Dead cells generally have high mitochondrial or ribosomal protein content. Using SCHNAPPs those can be identified before and after removing of such genes from the data set.
The regular expression in the image above is used to count UMIs in the original non-normalized data before any filters are applied. Then we have this count for the cells that have not been removed and can use this in a 2D plot:
Here, we show the UMI count on the x-axis and the before filter on the y-axis. We also devide the UMI count by the before filter column, which emphasises the effect and allows us to clearly identify dying cells. In this case the dying cells fall into clusters 1, 2, and 3. So we can select those clusters and copy/paste the cells in the “cells to be removed field”.

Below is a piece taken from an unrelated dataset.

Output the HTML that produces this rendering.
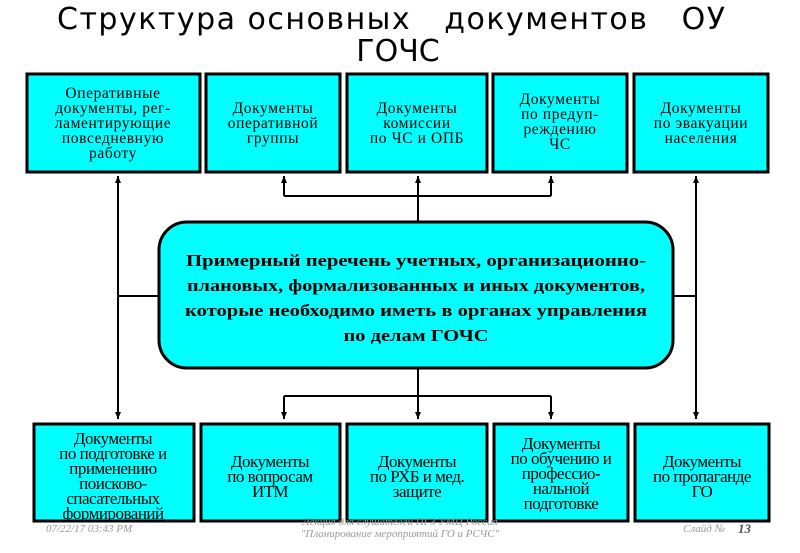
<!DOCTYPE html>
<html><head><meta charset="utf-8"><style>
html,body{margin:0;padding:0;background:#fff;width:800px;height:553px;overflow:hidden}
svg{display:block}
.t{font-family:"Liberation Serif","DejaVu Serif",serif;font-size:15.5px;letter-spacing:0.6px;fill:#000}
.b{font-family:"Liberation Serif",serif;font-size:17px;fill:#000;font-weight:bold}
.c{font-family:"Liberation Serif",serif;font-size:17px;letter-spacing:-0.5px;fill:#000}
.f{font-family:"Liberation Serif",serif;font-style:italic;font-size:11px;fill:#999}
</style></head><body>
<svg width="800" height="553" viewBox="0 0 800 553" xmlns="http://www.w3.org/2000/svg">
<defs><marker id="a" markerWidth="8" markerHeight="8" refX="7" refY="4" orient="auto" markerUnits="userSpaceOnUse"><path d="M0,1 L7,4 L0,7 z" fill="#000"/></marker></defs>
<text x="391" y="29" font-family="DejaVu Sans,sans-serif" font-size="30" text-anchor="middle" textLength="668" lengthAdjust="spacing" xml:space="preserve">Структура основных   документов   ОУ</text>
<text x="398" y="61" font-family="DejaVu Sans,sans-serif" font-size="30" text-anchor="middle">ГОЧС</text>
<g fill="#00ffff" stroke="#000" stroke-width="3">
<rect x="27" y="74" width="173" height="98"/>
<rect x="206" y="74" width="134" height="98"/>
<rect x="347" y="74" width="140" height="98"/>
<rect x="493" y="74" width="134" height="98"/>
<rect x="634" y="74" width="134" height="98"/>
<rect x="34" y="424" width="160" height="97"/>
<rect x="201" y="424" width="139" height="97"/>
<rect x="347" y="424" width="140" height="97"/>
<rect x="494" y="424" width="134" height="97"/>
<rect x="635" y="424" width="134" height="97"/>
<rect x="159" y="222" width="514" height="146" rx="28" ry="28"/>
</g>
<g stroke="#000" stroke-width="2" fill="none">
<path d="M118 296 V176" marker-end="url(#a)"/><path d="M118 296 V419" marker-end="url(#a)"/><path d="M118 296 H159"/>
<path d="M696 296 V176" marker-end="url(#a)"/><path d="M696 296 V419" marker-end="url(#a)"/><path d="M673 296 H696"/>
<path d="M418 222 V176" marker-end="url(#a)"/><path d="M284 196 V176" marker-end="url(#a)"/><path d="M551 196 V176" marker-end="url(#a)"/><path d="M284 196 H551"/>
<path d="M418 368 V419" marker-end="url(#a)"/><path d="M284 396 V419" marker-end="url(#a)"/><path d="M551 396 V419" marker-end="url(#a)"/><path d="M284 396 H551"/>
</g>
<g class="t" text-anchor="middle">
<text x="113" y="98">Оперативные</text><text x="113" y="113">документы, рег-</text><text x="113" y="128">ламентирующие</text><text x="113" y="143">повседневную</text><text x="113" y="158">работу</text>
<text x="273" y="113">Документы</text><text x="273" y="128">оперативной</text><text x="273" y="143">группы</text>
<text x="417" y="113">Документы</text><text x="417" y="128">комиссии</text><text x="417" y="143">по ЧС и ОПБ</text>
<text x="560" y="104">Документы</text><text x="560" y="119">по предуп-</text><text x="560" y="134">реждению</text><text x="560" y="149">ЧС</text>
<text x="701" y="113">Документы</text><text x="701" y="128">по эвакуации</text><text x="701" y="143">населения</text>
</g>
<g class="b" text-anchor="middle">
<text x="416" y="266" textLength="460" lengthAdjust="spacingAndGlyphs">Примерный перечень учетных, организационно-</text>
<text x="416" y="291" textLength="458" lengthAdjust="spacingAndGlyphs">плановых, формализованных и иных документов,</text>
<text x="416" y="316" textLength="462" lengthAdjust="spacingAndGlyphs">которые необходимо иметь в органах управления</text>
<text x="416" y="341" textLength="145" lengthAdjust="spacingAndGlyphs">по делам ГОЧС</text>
</g>
<g class="c" text-anchor="middle">
<text x="113" y="444">Документы</text><text x="113" y="459">по подготовке и</text><text x="113" y="474">применению</text><text x="113" y="489">поисково-</text><text x="113" y="504">спасательных</text><text x="113" y="519">формирований</text>
<text x="270" y="467">Документы</text><text x="270" y="482">по вопросам</text><text x="270" y="497">ИТМ</text>
<text x="417" y="467">Документы</text><text x="417" y="482">по РХБ и мед.</text><text x="417" y="497">защите</text>
<text x="561" y="449">Документы</text><text x="561" y="464">по обучению и</text><text x="561" y="479">профессио-</text><text x="561" y="494">нальной</text><text x="561" y="509">подготовке</text>
<text x="702" y="467">Документы</text><text x="702" y="482">по пропаганде</text><text x="702" y="497">ГО</text>
</g>
<text class="f" x="46" y="532">07/22/17 03:43 PM</text>
<text class="f" x="400" y="525" text-anchor="middle">Лекция для слушателей ПГЗ УМЦ Россия</text>
<text class="f" x="400" y="537" text-anchor="middle">"Планирование мероприятий ГО и РСЧС"</text>
<text class="f" x="683" y="532">Слайд  №</text>
<text x="738" y="533" font-family="Liberation Serif,serif" font-style="italic" font-weight="bold" font-size="13" fill="#555">13</text>
</svg>
</body></html>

Don’t forget to click on apply changes!
The cells in the violin plot are not selectable (for the moment). In order to identify those cells one has to use the 2D plotting function, preferably under Co-expression - Selected
Yes, additional annotations can be introduced either directly into a SingleCellExperiment object that is loaded in the app as colData, or using a CSV file with corresponding information.
Use
colData(scEx) <- myAdditionalInformation
to set the relevant information.
Once you have identified the gene names you want to use, this list of genes can be used under Parameters - Normalization - gene_norm:
You can get this list by temporarily setting the regular expression for selection of genes to be removed. Then click apply changes.

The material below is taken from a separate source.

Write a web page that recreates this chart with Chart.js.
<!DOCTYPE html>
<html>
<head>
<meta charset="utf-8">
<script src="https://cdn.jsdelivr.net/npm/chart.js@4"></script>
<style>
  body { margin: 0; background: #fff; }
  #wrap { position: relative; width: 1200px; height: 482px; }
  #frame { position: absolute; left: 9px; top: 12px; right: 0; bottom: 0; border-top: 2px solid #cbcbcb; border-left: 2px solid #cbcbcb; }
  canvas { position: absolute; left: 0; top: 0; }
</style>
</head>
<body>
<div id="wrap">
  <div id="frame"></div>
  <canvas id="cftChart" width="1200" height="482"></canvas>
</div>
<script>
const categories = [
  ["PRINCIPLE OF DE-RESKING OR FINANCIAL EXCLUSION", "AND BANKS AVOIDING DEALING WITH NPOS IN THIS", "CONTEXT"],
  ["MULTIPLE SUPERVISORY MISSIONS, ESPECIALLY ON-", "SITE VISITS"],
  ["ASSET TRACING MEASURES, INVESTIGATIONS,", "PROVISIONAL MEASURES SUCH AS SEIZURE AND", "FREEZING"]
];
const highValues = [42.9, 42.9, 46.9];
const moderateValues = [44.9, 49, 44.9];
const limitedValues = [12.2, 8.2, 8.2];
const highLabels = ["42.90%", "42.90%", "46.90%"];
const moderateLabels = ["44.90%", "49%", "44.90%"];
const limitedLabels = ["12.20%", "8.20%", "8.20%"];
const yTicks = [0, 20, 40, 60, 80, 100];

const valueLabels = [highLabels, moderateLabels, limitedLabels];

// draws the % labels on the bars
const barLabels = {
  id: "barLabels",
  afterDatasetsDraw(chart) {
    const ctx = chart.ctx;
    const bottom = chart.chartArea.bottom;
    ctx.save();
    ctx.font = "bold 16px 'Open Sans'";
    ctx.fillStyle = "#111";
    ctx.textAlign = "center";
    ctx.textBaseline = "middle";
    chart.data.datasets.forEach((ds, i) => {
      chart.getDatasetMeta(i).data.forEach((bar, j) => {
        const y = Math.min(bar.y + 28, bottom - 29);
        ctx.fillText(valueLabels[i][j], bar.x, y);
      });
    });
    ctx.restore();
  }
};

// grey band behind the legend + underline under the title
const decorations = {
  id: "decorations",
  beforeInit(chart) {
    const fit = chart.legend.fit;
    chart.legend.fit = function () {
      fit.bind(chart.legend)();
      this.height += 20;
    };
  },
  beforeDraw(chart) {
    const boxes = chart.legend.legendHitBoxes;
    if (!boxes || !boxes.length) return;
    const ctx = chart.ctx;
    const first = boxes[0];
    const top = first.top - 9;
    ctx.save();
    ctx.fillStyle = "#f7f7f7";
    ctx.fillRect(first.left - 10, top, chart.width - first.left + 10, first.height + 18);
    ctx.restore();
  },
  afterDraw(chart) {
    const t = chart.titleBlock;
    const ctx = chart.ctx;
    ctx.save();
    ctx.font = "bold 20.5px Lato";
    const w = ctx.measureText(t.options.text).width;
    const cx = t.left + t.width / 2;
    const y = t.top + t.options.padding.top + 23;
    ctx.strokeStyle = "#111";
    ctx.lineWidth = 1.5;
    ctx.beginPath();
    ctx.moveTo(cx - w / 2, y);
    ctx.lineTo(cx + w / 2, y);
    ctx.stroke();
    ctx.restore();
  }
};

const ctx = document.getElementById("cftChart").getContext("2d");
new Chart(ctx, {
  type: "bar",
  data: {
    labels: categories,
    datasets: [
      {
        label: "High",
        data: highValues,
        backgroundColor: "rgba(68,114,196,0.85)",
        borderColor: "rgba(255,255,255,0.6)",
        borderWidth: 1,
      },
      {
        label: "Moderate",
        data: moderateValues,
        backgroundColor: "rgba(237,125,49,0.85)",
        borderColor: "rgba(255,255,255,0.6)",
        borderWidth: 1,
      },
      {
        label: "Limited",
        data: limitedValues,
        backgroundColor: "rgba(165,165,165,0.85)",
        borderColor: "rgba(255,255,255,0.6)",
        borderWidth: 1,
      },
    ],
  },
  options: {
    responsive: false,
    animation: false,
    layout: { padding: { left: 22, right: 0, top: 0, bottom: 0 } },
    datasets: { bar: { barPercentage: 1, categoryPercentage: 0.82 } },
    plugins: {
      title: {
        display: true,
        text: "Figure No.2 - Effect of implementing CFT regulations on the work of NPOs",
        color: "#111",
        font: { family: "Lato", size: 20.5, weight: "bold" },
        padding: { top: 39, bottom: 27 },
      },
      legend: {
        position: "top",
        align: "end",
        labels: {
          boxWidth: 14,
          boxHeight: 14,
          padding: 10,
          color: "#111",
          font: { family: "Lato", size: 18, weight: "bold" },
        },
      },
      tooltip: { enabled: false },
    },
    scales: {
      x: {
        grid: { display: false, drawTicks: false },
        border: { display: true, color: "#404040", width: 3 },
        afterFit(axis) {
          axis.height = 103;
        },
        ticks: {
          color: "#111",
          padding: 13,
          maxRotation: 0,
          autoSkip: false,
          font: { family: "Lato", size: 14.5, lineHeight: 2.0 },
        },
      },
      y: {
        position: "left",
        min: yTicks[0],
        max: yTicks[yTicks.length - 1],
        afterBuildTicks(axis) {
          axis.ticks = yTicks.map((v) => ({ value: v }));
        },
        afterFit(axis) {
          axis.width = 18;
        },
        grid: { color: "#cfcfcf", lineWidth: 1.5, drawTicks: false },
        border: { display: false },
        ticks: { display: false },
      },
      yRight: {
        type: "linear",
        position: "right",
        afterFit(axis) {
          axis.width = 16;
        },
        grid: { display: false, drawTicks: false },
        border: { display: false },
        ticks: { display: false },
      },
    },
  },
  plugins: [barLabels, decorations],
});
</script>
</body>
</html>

Then, in the lower area of the same screen the genes that have been removed are shown:
Gene/UMI expression can be visualized in different plots:
The figure below shows the combined expression of marker genes for B and T cells in an PBMC experiment. MS4A1 is an mRNA marker for B-cells, whereas cd8a is expressed in T-cells. Note that the first gene name is “B-cells”. This will allow you to annotate the selection. It will give rise to a warning, but that will disappear after a few seconds.
Please set the speed of the video to your liking. It be too fast… ;)
Using the 2D plot, select tsne1 and tsne2. Using the mouse select the cells of interest. Check “more options”, then check “show cell names”.
Gene/UMI expression can be visualized in different plots:
The panel plot gives an overview which cells express different genes projected in 2 dimensions. The dimensions can be chosen freely. This allows for a general overview of the regions in the PCA/tSNE/UMAP space where differences are expressed. It can be difficult to compare the expression of individual cells.
Using 2D plots, the parameters UmiCountPerGenes and UmiCountPerGenes2 allow plotting the expression of one or more genes (i.e. the sum of all UMIs) that are set with these variables. These two parameters can be found under X/Y when selecting the projections to be used for the X/Y axes. With these parameters, the expression of two sets of genes can be compared and the information of individual cells can be retained. Zooming and coloring allows drilling down and identifying individual cells. Using “more options” these can then be annotated. Following such annotation, this information can be used in other plots as a projection. Those projections are currently binary, i.e. have the values False and True or 0 and 1, indicating if a cell belongs to a group or not.
Analysis can be narrowed to a selection of cells copying cell names in the tab “Cell selection - Cells to keep, remove others”. The number of cells will be updated in the summary statistics on the sidebar and clicking on “apply changes” will apply cell selection.
Contributions for trajectory inference already available are SCORPIUS, ElPiGraph.R, and DCA (see GitHub)[https://github.com/baj12/SCHNAPPsContributions]
The software architecture of the application makes it easy for the bioinformatician to integrate new visualizations and analyses. Please see https://github.com/baj12/SCHNAPPsContributions
Patience, please. There are quite a few occasions when the user has to wait. Specifically, when opening the app on a fresh start. There are some 100 packages or so to be loaded. This takes time.
Other places that take long waiting times are after loading data (then most calculations will be initialized), changing the parameters for normalization, PCA, … (everything that touches the normalized data and projections).
UMAP is notoriously slow, that is why there is to check box to activate it.
Please see if the processors on your computer related to R are active, this usually means that you should wait.
There is no clean way stopping a running task other than killing it.
Reports take even longer. Wait times of an hour or more are not uncommon. Then after a screen for saving the file appears and Ok is pressed the same time will be used again to redo the report. I haven’t found a way yet to overcome this. Any ideas are welcome.